Our Montessori program is based on an integrated study of science, social sciences, and arts. Children are exposed to a rich, stimulating variety of hands-on learning activities.

In keeping with the Montessori philosophy of education, the children first experience the general rules of the world around them such as the division of land and water. These are gradually broken down into smaller parts such as the division of continents and oceans, and provinces and territories of Canada. Cultural differences and similarities are explored through music, dance, costume, and food. Festivals and traditions such as Hanukkah, Chinese New Year, Divali, St. Patrick’s Day are celebrated through art, stories, and geography. Work with cultural materials helps children become aware that they are a part of the large family of humanity. Weather observations and experiments help children appreciate the variety of clothing, homes, food that exist to meet people’s needs in various parts of the world.

Materials are available to help the children label, compare and classify parts of plants and animals. Particular emphasis is placed on having plants and animals in the classroom. The school will have flower and vegetable gardens. Children learn how to take care of these so that they thrive.

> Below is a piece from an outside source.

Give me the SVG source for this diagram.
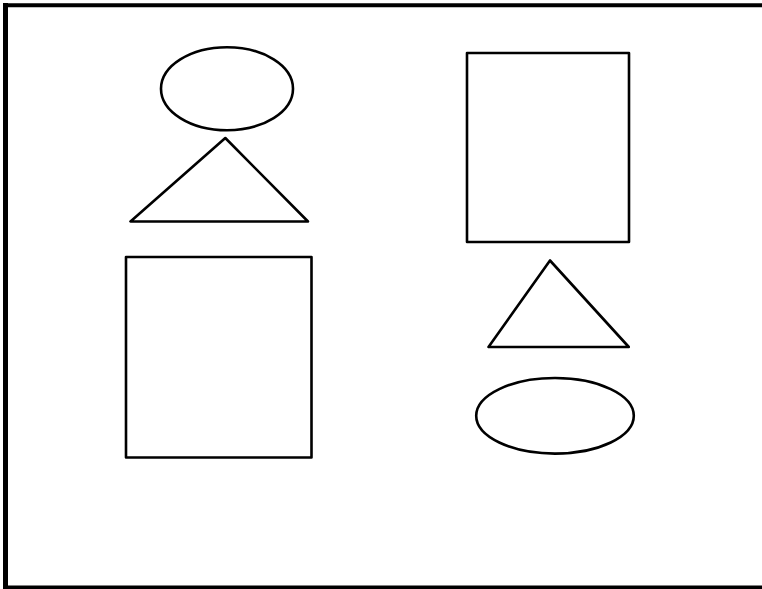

Music will be a daily part of our program. We will learn new songs and practice for Holiday and spring concerts. Singing is encouraged and spontaneous outbreak of song is not unusual.

Music instruction will be presented directly through work with bells. The children will learn musical scales. They will be exposed to reading and writing music. They may learn to compose their own music. We will have fun with rhythm and beat games. Classical music, dance, and finger-plays will be incorporated into daily activities.